| Exercise aim |
Where the string "document" occurs in the material below, report the whole line.

| Data block |

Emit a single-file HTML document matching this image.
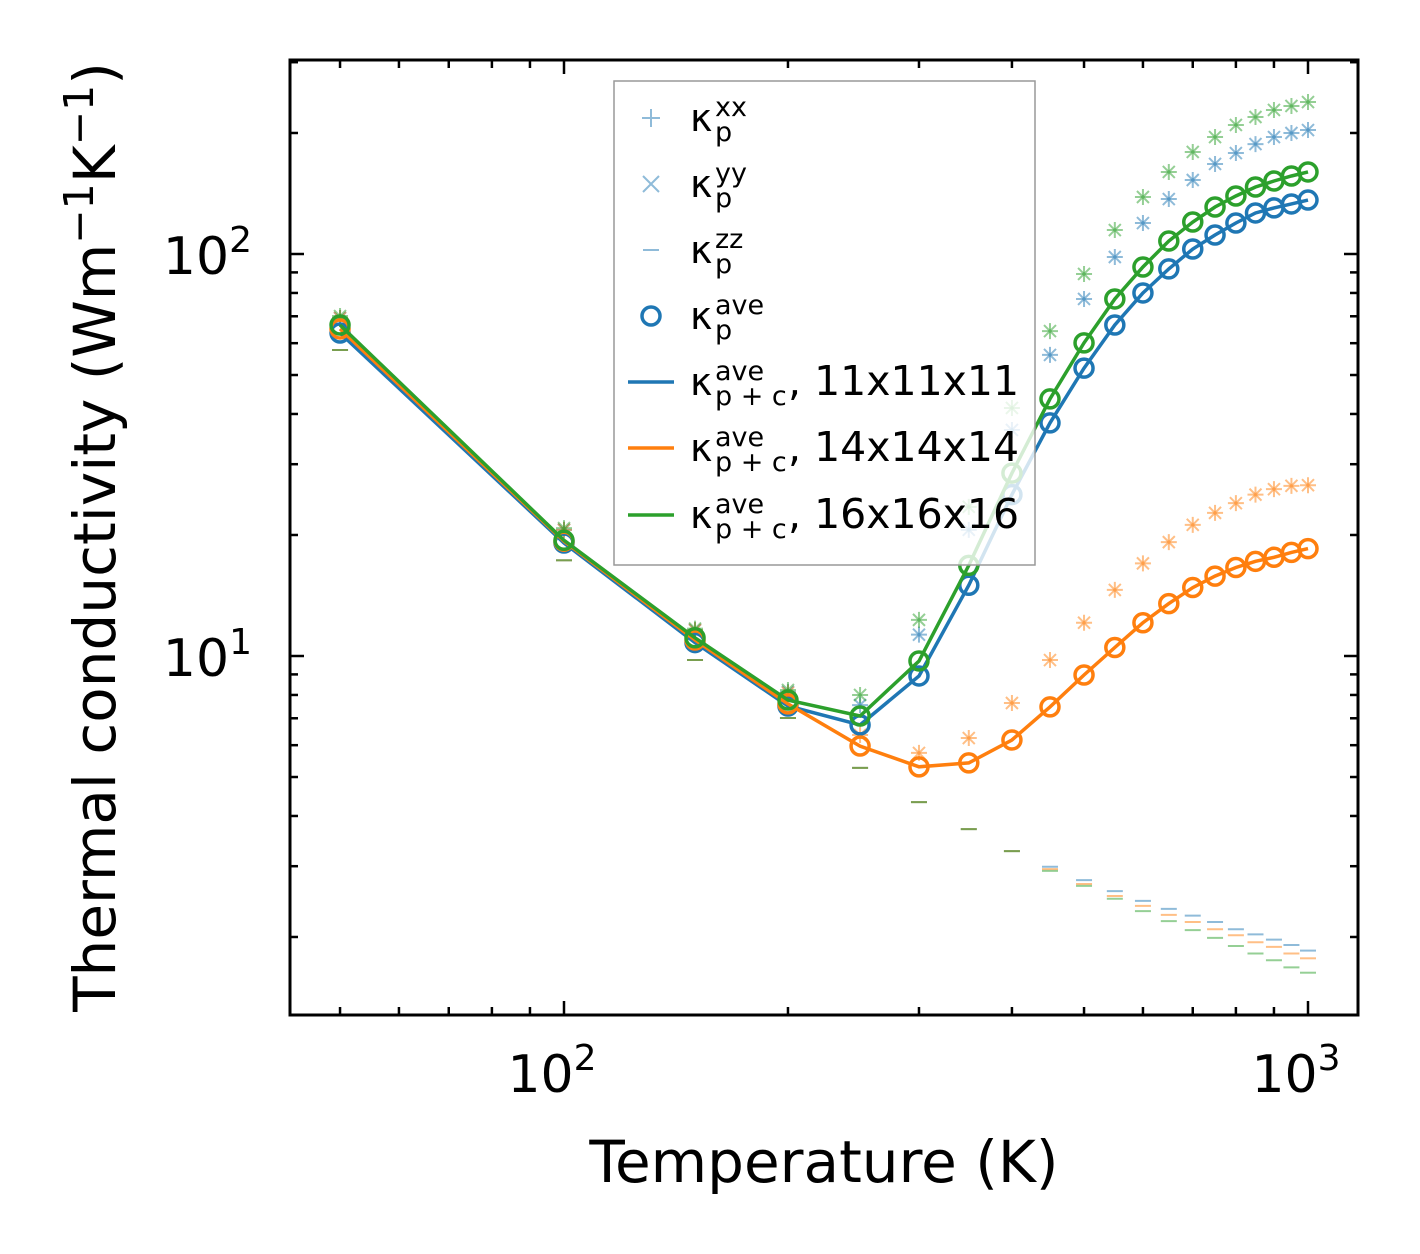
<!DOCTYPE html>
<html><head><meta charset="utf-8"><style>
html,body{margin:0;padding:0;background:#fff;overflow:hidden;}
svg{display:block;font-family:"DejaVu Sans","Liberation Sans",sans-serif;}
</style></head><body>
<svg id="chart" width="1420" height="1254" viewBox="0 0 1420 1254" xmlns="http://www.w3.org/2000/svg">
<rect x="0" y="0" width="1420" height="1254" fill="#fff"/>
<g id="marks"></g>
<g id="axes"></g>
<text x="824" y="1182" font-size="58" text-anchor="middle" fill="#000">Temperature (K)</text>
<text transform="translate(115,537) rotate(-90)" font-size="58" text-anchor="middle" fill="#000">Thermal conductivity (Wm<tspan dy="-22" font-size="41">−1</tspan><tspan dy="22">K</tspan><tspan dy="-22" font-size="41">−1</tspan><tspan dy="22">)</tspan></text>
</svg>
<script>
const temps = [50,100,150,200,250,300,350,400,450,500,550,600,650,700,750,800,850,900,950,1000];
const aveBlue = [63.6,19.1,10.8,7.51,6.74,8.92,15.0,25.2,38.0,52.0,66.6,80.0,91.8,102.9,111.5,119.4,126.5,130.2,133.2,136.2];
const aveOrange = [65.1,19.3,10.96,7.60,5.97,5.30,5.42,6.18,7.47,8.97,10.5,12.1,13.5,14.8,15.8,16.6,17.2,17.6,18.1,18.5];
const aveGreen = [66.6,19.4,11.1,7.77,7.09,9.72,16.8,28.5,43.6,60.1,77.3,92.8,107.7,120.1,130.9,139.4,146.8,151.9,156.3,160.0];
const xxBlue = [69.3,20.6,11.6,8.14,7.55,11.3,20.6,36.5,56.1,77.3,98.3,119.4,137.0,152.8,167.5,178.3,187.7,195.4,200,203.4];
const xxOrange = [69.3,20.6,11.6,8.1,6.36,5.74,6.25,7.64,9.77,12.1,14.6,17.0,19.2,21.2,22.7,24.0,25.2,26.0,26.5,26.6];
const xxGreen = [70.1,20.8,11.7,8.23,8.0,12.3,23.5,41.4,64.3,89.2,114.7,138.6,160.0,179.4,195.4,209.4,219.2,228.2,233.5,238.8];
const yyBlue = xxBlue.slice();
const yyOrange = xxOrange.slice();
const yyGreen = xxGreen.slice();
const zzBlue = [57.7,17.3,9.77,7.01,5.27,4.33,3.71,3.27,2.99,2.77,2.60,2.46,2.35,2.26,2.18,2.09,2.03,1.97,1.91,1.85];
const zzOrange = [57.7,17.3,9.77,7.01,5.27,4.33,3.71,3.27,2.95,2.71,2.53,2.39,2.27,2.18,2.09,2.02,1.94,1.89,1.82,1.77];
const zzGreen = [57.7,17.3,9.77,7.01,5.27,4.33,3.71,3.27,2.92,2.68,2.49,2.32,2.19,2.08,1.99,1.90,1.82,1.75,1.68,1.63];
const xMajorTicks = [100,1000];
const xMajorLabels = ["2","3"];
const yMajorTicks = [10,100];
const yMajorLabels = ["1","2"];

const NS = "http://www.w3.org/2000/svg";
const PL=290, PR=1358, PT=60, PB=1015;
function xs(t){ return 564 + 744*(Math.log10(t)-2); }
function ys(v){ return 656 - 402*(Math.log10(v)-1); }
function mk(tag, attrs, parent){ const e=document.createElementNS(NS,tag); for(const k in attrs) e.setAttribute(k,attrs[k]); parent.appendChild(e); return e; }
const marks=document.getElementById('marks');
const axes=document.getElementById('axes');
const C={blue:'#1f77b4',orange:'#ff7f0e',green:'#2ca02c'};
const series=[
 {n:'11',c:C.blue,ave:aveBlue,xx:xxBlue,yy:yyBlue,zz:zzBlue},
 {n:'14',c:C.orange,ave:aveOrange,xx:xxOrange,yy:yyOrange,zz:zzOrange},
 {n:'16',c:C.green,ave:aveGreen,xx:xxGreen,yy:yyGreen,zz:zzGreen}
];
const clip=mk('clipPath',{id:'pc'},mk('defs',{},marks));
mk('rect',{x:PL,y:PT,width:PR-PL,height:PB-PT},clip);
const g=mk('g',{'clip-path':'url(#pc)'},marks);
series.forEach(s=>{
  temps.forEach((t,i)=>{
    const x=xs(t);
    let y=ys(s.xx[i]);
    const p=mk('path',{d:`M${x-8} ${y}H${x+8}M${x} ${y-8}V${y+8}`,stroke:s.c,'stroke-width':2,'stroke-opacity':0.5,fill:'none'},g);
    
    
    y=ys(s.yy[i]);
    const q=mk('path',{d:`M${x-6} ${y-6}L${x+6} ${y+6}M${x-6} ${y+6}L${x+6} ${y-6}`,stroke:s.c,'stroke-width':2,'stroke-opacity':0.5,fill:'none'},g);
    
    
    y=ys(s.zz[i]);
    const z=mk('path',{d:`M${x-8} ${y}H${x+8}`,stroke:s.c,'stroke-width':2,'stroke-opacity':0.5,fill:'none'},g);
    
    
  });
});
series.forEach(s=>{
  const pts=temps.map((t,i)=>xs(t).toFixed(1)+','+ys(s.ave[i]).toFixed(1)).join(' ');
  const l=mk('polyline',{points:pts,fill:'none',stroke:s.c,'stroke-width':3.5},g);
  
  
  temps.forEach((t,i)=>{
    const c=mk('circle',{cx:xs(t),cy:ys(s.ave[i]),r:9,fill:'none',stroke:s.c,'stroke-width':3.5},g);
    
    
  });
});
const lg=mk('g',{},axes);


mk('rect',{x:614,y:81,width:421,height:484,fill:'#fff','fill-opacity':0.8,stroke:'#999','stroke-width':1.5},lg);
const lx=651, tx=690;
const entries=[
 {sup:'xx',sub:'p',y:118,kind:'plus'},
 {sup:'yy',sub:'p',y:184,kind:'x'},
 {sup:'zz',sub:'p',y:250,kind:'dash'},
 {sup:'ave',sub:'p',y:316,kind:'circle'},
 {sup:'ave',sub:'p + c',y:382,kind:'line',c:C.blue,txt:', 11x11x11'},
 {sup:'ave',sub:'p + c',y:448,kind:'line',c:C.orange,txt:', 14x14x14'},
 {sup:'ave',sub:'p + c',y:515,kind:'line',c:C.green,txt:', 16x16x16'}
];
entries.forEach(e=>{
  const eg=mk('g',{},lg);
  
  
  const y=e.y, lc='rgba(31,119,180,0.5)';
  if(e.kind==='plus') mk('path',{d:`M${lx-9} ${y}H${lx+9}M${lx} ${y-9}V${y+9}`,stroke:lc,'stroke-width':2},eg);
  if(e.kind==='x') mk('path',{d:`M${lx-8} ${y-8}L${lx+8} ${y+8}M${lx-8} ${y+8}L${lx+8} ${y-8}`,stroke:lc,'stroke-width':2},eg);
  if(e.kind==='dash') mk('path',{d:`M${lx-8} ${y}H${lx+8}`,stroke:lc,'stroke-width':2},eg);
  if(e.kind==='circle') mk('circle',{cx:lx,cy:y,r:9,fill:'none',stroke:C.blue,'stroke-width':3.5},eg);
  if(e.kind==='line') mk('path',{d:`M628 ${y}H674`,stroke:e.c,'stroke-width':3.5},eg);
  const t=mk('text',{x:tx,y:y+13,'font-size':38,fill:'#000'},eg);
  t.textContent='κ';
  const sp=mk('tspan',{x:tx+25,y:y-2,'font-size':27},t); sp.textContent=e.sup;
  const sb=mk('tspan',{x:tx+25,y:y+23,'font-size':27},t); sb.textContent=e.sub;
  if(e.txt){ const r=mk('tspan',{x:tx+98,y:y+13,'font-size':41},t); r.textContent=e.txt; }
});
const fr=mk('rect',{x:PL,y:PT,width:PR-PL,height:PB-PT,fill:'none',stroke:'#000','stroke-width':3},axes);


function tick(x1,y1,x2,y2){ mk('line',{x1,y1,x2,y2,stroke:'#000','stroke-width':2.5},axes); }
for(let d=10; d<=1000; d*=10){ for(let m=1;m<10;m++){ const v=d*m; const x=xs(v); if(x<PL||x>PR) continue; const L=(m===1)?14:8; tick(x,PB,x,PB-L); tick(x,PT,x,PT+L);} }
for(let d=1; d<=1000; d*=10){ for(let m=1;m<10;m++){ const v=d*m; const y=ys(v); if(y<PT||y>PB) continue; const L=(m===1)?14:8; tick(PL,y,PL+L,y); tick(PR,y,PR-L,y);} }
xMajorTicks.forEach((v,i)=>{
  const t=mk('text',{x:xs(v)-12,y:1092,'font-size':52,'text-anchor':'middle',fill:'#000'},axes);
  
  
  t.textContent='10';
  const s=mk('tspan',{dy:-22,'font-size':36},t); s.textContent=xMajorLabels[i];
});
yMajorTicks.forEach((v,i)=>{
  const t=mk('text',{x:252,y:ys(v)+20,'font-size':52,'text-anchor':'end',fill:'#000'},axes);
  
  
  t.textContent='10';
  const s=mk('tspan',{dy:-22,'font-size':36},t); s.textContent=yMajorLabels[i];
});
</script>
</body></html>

| Output for this exercise |
Emit a single-file HTML document matching this image.
function mk(tag, attrs, parent){ const e=document.createElementNS(NS,tag); for(const k in attrs) e.setAttribute(k,attrs[k]); parent.appendChild(e); return e; }
const marks=document.getElementById('marks');
const axes=document.getElementById('axes');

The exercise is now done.